[start of Supplied material]
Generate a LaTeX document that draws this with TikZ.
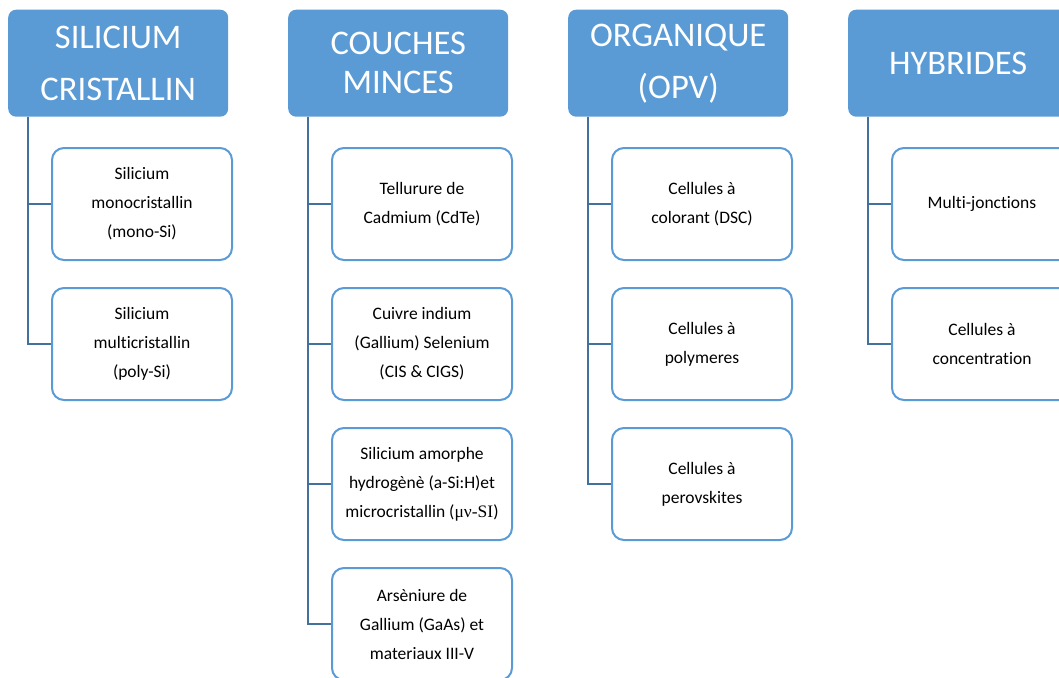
\documentclass[tikz,border=0pt]{standalone}
\usepackage{fontspec}
\setmainfont{Carlito}[Ligatures={NoCommon}]
\newfontfamily\tms{Liberation Serif}
\usetikzlibrary{calc}
\definecolor{hdrblue}{HTML}{5B9BD5}
\definecolor{connblue}{HTML}{41719C}
\tikzset{
  hdr/.style={fill=hdrblue, rounded corners=8pt, minimum width=220pt, minimum height=107pt,
    anchor=north west, inner sep=0pt, text=white, align=center,
    font=\fontsize{34.5}{52}\selectfont},
  hdrtight/.style={hdr, font=\fontsize{34.5}{39}\selectfont},
  child/.style={draw=hdrblue, line width=2pt, fill=white, rounded corners=12pt,
    minimum width=180pt, minimum height=112pt, anchor=north west, inner sep=0pt,
    align=center, font=\fontsize{17.5}{29}\selectfont},
  conn/.style={draw=connblue, line width=2.5pt}
}
\begin{document}
\begin{tikzpicture}[x=1pt,y=1pt]
\useasboundingbox (0,0) rectangle (1059,-677);
% headers
\node[hdr] (h1) at (8,-9.5) {SILICIUM\\CRISTALLIN};
\node[hdrtight] (h2) at (288,-9.5) {COUCHES\\MINCES};
\node[hdr] (h3) at (568,-9.5) {ORGANIQUE\\(OPV)};
\node[hdr] (h4) at (848,-9.5) {HYBRIDES};
% column 1
\node[child] (c11) at (51,-147) {Silicium\\monocristallin\\(mono-Si)};
\node[child] (c12) at (51,-287) {Silicium\\multicristallin\\(poly-Si)};
% column 2
\node[child] (c21) at (331,-147) {Tellurure de\\Cadmium (CdTe)};
\node[child] (c22) at (331,-287) {Cuivre indium\\(Gallium) Selenium\\(CIS \& CIGS)};
\node[child] (c23) at (331,-427) {Silicium amorphe\\hydrogènè (a-Si:H)et\\microcristallin ({\tms μν-SI})};
\node[child] (c24) at (331,-567) {Arsèniure de\\Gallium (GaAs) et\\materiaux III-V};
% column 3
\node[child] (c31) at (611,-147) {Cellules à\\colorant (DSC)};
\node[child] (c32) at (611,-287) {Cellules à\\polymeres};
\node[child] (c33) at (611,-427) {Cellules à\\perovskites};
% column 4
\node[child] (c41) at (891,-147) {Multi-jonctions};
\node[child] (c42) at (891,-287) {Cellules à\\concentration};
% connectors
\foreach \h/\c in {h1/c11,h1/c12,h2/c21,h2/c22,h2/c23,h2/c24,h3/c31,h3/c32,h3/c33,h4/c41,h4/c42}{
  \draw[conn] ($(\h.south west)+(20,0)$) |- (\c.west);
}
\end{tikzpicture}
\end{document}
[end of Supplied material]
Every line above should be returned word for word, with the pictures left behind.

Generate a LaTeX document that draws this with TikZ.
\documentclass[tikz,border=0pt]{standalone}
\usepackage{fontspec}
\setmainfont{Carlito}[Ligatures={NoCommon}]
\newfontfamily\tms{Liberation Serif}
\usetikzlibrary{calc}
\definecolor{hdrblue}{HTML}{5B9BD5}
\definecolor{connblue}{HTML}{41719C}
\tikzset{
  hdr/.style={fill=hdrblue, rounded corners=8pt, minimum width=220pt, minimum height=107pt,
    anchor=north west, inner sep=0pt, text=white, align=center,
    font=\fontsize{34.5}{52}\selectfont},
  hdrtight/.style={hdr, font=\fontsize{34.5}{39}\selectfont},
  child/.style={draw=hdrblue, line width=2pt, fill=white, rounded corners=12pt,
    minimum width=180pt, minimum height=112pt, anchor=north west, inner sep=0pt,
    align=center, font=\fontsize{17.5}{29}\selectfont},
  conn/.style={draw=connblue, line width=2.5pt}
}
\begin{document}
\begin{tikzpicture}[x=1pt,y=1pt]
\useasboundingbox (0,0) rectangle (1059,-677);
% headers
\node[hdr] (h1) at (8,-9.5) {SILICIUM\\CRISTALLIN};
\node[hdrtight] (h2) at (288,-9.5) {COUCHES\\MINCES};
\node[hdr] (h3) at (568,-9.5) {ORGANIQUE\\(OPV)};
\node[hdr] (h4) at (848,-9.5) {HYBRIDES};
% column 1
\node[child] (c11) at (51,-147) {Silicium\\monocristallin\\(mono-Si)};
\node[child] (c12) at (51,-287) {Silicium\\multicristallin\\(poly-Si)};
% column 2
\node[child] (c21) at (331,-147) {Tellurure de\\Cadmium (CdTe)};
\node[child] (c22) at (331,-287) {Cuivre indium\\(Gallium) Selenium\\(CIS \& CIGS)};
\node[child] (c23) at (331,-427) {Silicium amorphe\\hydrogènè (a-Si:H)et\\microcristallin ({\tms μν-SI})};
\node[child] (c24) at (331,-567) {Arsèniure de\\Gallium (GaAs) et\\materiaux III-V};
% column 3
\node[child] (c31) at (611,-147) {Cellules à\\colorant (DSC)};
\node[child] (c32) at (611,-287) {Cellules à\\polymeres};
\node[child] (c33) at (611,-427) {Cellules à\\perovskites};
% column 4
\node[child] (c41) at (891,-147) {Multi-jonctions};
\node[child] (c42) at (891,-287) {Cellules à\\concentration};
% connectors
\foreach \h/\c in {h1/c11,h1/c12,h2/c21,h2/c22,h2/c23,h2/c24,h3/c31,h3/c32,h3/c33,h4/c41,h4/c42}{
  \draw[conn] ($(\h.south west)+(20,0)$) |- (\c.west);
}
\end{tikzpicture}
\end{document}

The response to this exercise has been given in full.